Initially the reservoir contains oil with dissolved gas and connate water in equilibrium. Two different property characteristic curves were utilized for the sandstone and OFC lithotypes. These curves define the relations between water-relative permeability, oil-in-water relative permeability, water-oil capillary pressure, gas-relative permeability, and water saturation. Figure 9 shows the relative permeability and capillary pressure as a function of water saturation for sandstone and OFC lithotypes (see also Gershenzon et al., 2015, for more details).
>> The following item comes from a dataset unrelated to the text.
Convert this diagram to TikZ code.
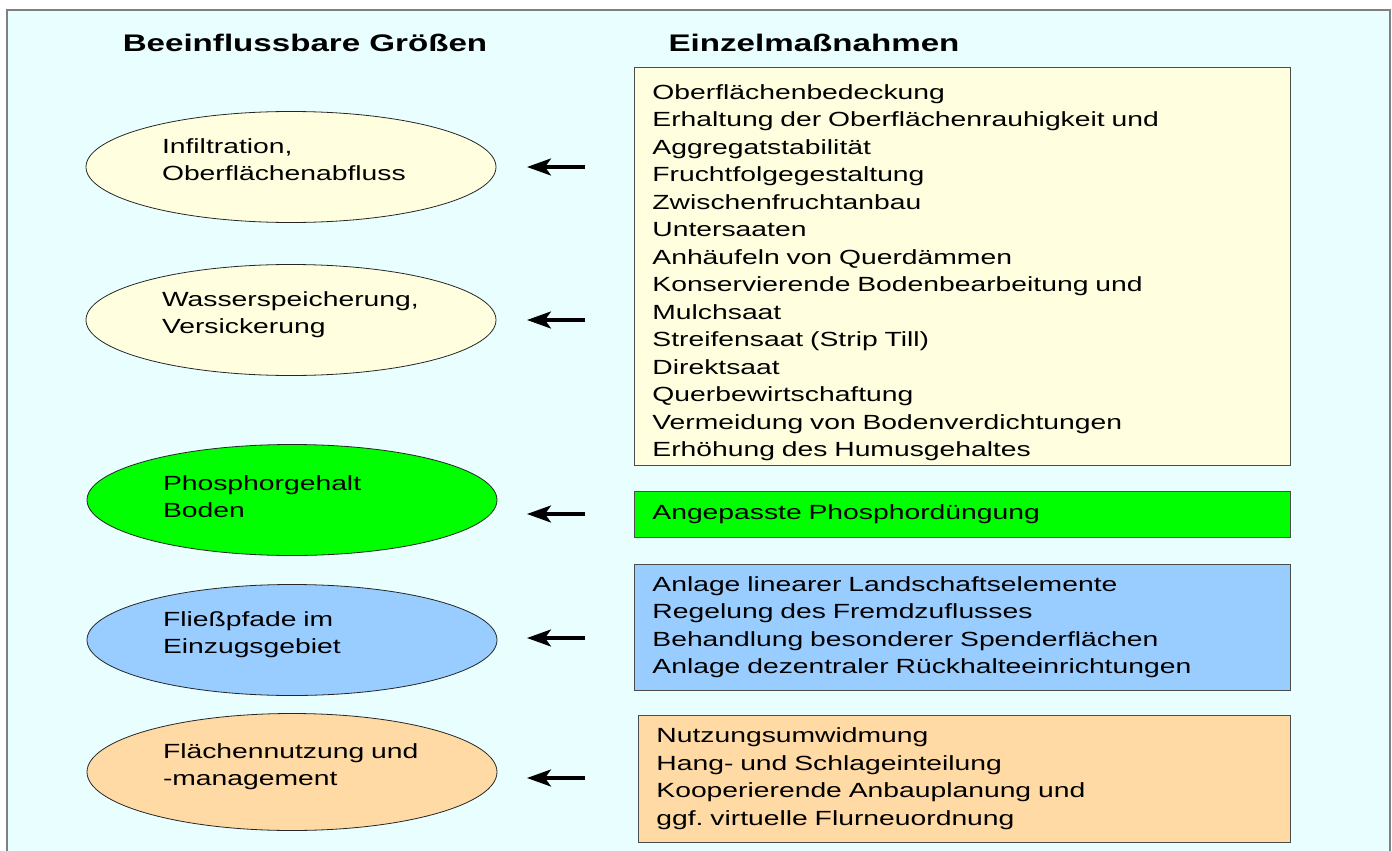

Porosity of both lithotypes is 0.2. Irreducible water saturation is 0.256 for sandstone and 0.1 for OFC. Residual oil saturation is 0.3. At the reference pressure of 4014.7 psi (hydrostatic pressure at a depth of 2560 m), the water formation volume factor is 1.029 rb/stb = rm3/sm3 (rb/stb = reservoir condition barrel/stock tank barrel or barrel at surface conditions), the water viscosity is 0.31 cP (1 cP=1 centipoise = 0.01 gram per centimeter-second; 1 cP = 0.01 g/cm/s), and the water and rock compressibility factors are 3.13 × 10–6 and 3.0 × 10–6 1/psi, respectively. The oil, water, and gas gravities at surface conditions are 23.5, 1.04, and 0.8, respectively.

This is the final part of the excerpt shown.